The spot iron ore price gained 1.8% to US$63.07 overnight, and there could be more gains ahead.
So much for the bearish view shared by some (including me).
That came after yesterday's 4.5% gain, the most in three months to hit US$61.96 a tonne.
Dang Man, an analyst at brokerage Maike Futures in Xi'an, China, has told Fairfax media, "Iron ore alone can't make steel, it needs the help of coking coal. The shortage in coal supply right now seems unlikely to improve before year-end. That's driving steel prices and production higher, benefitting iron ore too."

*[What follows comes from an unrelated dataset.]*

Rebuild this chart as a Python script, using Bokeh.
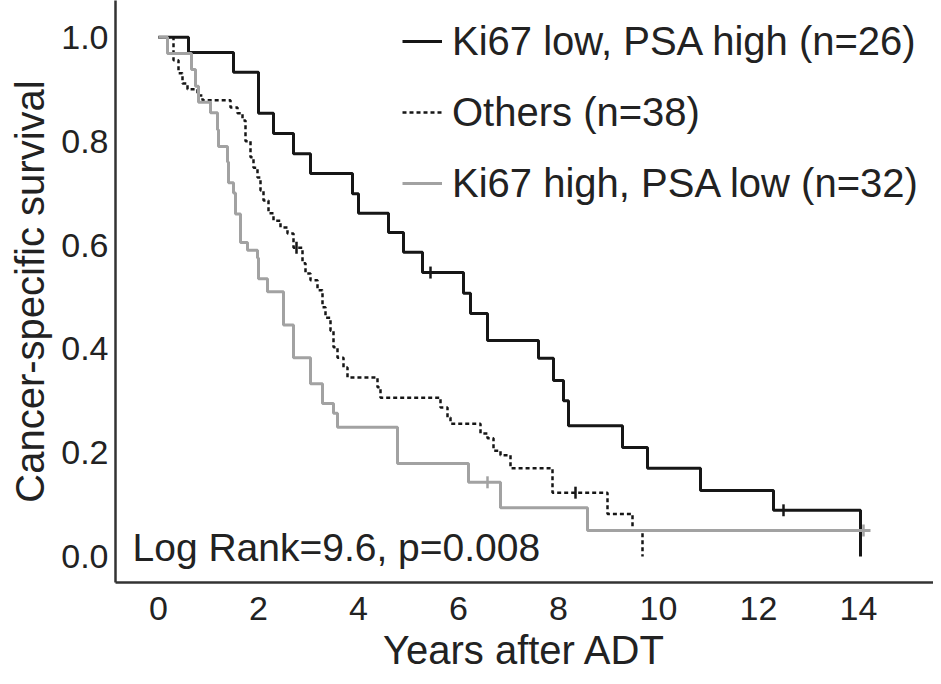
import math
from bokeh.plotting import figure
from bokeh.models import Range1d, Legend, LegendItem, Label, FixedTicker, PrintfTickFormatter
from bokeh.embed import file_html
from bokeh.resources import INLINE

# ---- data ----
x_ticks = [0, 2, 4, 6, 8, 10, 12, 14]
y_ticks = [0.0, 0.2, 0.4, 0.6, 0.8, 1.0]

# Ki67 low, PSA high (n=26)
low_t = [0, 0.6, 1.5, 2.0, 2.3, 2.7, 3.04, 3.88, 4.0, 4.6, 4.9, 5.28, 6.1, 6.24, 6.58,
         7.6, 7.9, 8.1, 8.2, 9.28, 9.78, 10.84, 12.3, 14.04]
low_s = [1.0, 0.971, 0.933, 0.854, 0.815, 0.776, 0.738, 0.699, 0.661, 0.624, 0.586, 0.547,
         0.507, 0.468, 0.416, 0.382, 0.339, 0.30, 0.252, 0.210, 0.170, 0.127, 0.089, 0.0]
low_cens_t = [5.44, 12.5]
low_cens_s = [0.547, 0.089]

# Others (n=38)
oth_t = [0, 0.3, 0.4, 0.48, 0.58, 0.78, 0.88, 1.44, 1.58, 1.68, 1.74, 1.84, 1.9, 1.98, 2.04,
         2.1, 2.2, 2.3, 2.44, 2.58, 2.7, 2.88, 2.94, 3.04, 3.18, 3.28, 3.34, 3.44, 3.5,
         3.58, 3.7, 3.78, 4.38, 4.44, 5.64, 5.78, 5.84, 6.44, 6.58, 6.7, 6.84, 7.04, 7.88,
         8.98, 9.48, 9.68]
oth_s = [1.0, 0.956, 0.931, 0.911, 0.90, 0.888, 0.879, 0.865, 0.854, 0.84, 0.80, 0.769,
         0.749, 0.73, 0.705, 0.686, 0.661, 0.647, 0.634, 0.622, 0.595, 0.565, 0.545, 0.532,
         0.513, 0.480, 0.46, 0.435, 0.403, 0.383, 0.364, 0.345, 0.326, 0.306, 0.287, 0.268,
         0.256, 0.237, 0.228, 0.204, 0.195, 0.17, 0.123, 0.082, 0.05, 0.0]
oth_cens_t = [2.76, 8.34]
oth_cens_s = [0.595, 0.123]

# Ki67 high, PSA low (n=32)
high_t = [0, 0.18, 0.66, 0.74, 0.8, 1.04, 1.18, 1.2, 1.38, 1.4, 1.5, 1.54, 1.64, 1.78,
          1.98, 2.0, 2.18, 2.5, 2.7, 3.04, 3.28, 3.5, 3.58, 4.78, 6.2, 6.84, 8.58, 14.24]
high_s = [1.0, 0.969, 0.938, 0.906, 0.875, 0.855, 0.822, 0.79, 0.76, 0.72, 0.70, 0.66,
          0.605, 0.59, 0.575, 0.535, 0.51, 0.446, 0.383, 0.333, 0.295, 0.276, 0.249, 0.179,
          0.143, 0.094, 0.05, 0.05]
high_cens_t = [6.58, 14.1]
high_cens_s = [0.143, 0.05]

labels = ["Ki67 low, PSA high (n=26)", "Others (n=38)", "Ki67 high, PSA low (n=32)"]

FONT = "Liberation Sans"
TXT = "#222222"
BLACK = "#161616"
GRAY = "#a2a2a2"

p = figure(width=933, height=676, output_backend="svg", toolbar_location=None,
           x_range=Range1d(-0.86, 15.5), y_range=Range1d(-0.05, 1.071),
           min_border_left=115, min_border_bottom=94, min_border_top=0, min_border_right=0)
p.grid.visible = False
p.outline_line_color = None
p.background_fill_color = "white"
p.border_fill_color = "white"

for ax in (p.xaxis[0], p.yaxis[0]):
    ax.axis_line_color = "#333333"
    ax.axis_line_width = 2.5
    ax.major_tick_line_color = None
    ax.minor_tick_line_color = None
    ax.major_tick_out = 0
    ax.major_tick_in = 0
    ax.major_label_text_font = FONT
    ax.major_label_text_font_size = "34px"
    ax.major_label_text_color = TXT
    ax.axis_label_text_font = FONT
    ax.axis_label_text_font_size = "40px"
    ax.axis_label_text_font_style = "normal"
    ax.axis_label_text_color = TXT

p.xaxis.ticker = FixedTicker(ticks=x_ticks)
p.yaxis.ticker = FixedTicker(ticks=y_ticks)
p.yaxis.formatter = PrintfTickFormatter(format="%.1f")
p.xaxis.axis_label = "Years after ADT"
p.yaxis.axis_label = "Cancer-specific survival"
p.yaxis.major_label_standoff = 7
p.xaxis.major_label_standoff = 14
p.yaxis.axis_label_standoff = 6
p.xaxis.axis_label_standoff = 5

r_low = p.step(low_t, low_s, mode="after", line_color=BLACK, line_width=3)
r_oth = p.step(oth_t, oth_s, mode="after", line_color=BLACK, line_width=2.5, line_dash="4 3")
r_high = p.step(high_t, high_s, mode="after", line_color=GRAY, line_width=3)

p.scatter(low_cens_t, low_cens_s, marker="dash", angle=math.pi / 2, size=12,
          line_color=BLACK, line_width=2.5)
p.scatter(oth_cens_t, oth_cens_s, marker="dash", angle=math.pi / 2, size=12,
          line_color=BLACK, line_width=2.5)
p.scatter(high_cens_t, high_cens_s, marker="dash", angle=math.pi / 2, size=12,
          line_color=GRAY, line_width=2.5)

legend = Legend(items=[LegendItem(label=labels[0], renderers=[r_low]),
                       LegendItem(label=labels[1], renderers=[r_oth]),
                       LegendItem(label=labels[2], renderers=[r_high])],
                location=(287, 376))
legend.label_text_font = FONT
legend.label_text_font_size = "40px"
legend.label_text_color = TXT
legend.label_height = 46
legend.glyph_height = 30
legend.glyph_width = 40
legend.label_standoff = 10
legend.spacing = 25
legend.padding = 0
legend.margin = 0
legend.border_line_color = None
legend.background_fill_alpha = 0
p.add_layout(legend)

p.add_layout(Label(x=-0.52, y=0.017, text="Log Rank=9.6, p=0.008", text_font=FONT,
                   text_font_size="39px", text_color=TXT, text_baseline="middle"))

open("out.html", "w").write(file_html(p, INLINE))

Coking coal has more than doubled this year, hitting levels not seen since December 2013. Steel mills have seen steel prices rise and profit margins expand, and they have passed on the higher input costs to customers. Output has also risen – up 3.9% to 68.2 million in September compared to last year according to China's statistics bureau. Over the past nine months, production has risen 0.4% despite widespread fears that production would crater and take commodity prices with it.
The last time iron ore hit US$63 a tonne was in May this year. Price has recovered more than 46% since the start of this year too. And the share prices of Australia's big miners have also recovered with it.
Fortescue Metals Group Limited (ASX: FMG) has seen its share price nearly triple, rising 195% to $5.53 currently, while Rio Tinto Limited (ASX: RIO) and BHP Billiton Limited (ASX: BHP) are up 20% and 29% respectively. BHP has also benefitted from the turnaround in the oil price. All three miners have also seen their share prices rally again in early trading.
According to Reuters, low steel inventories are driving Chinese mills to ramp up output, which has boosted demand for its two main ingredients – iron ore and coking coal.
That could mean seeing even higher iron ore prices than today.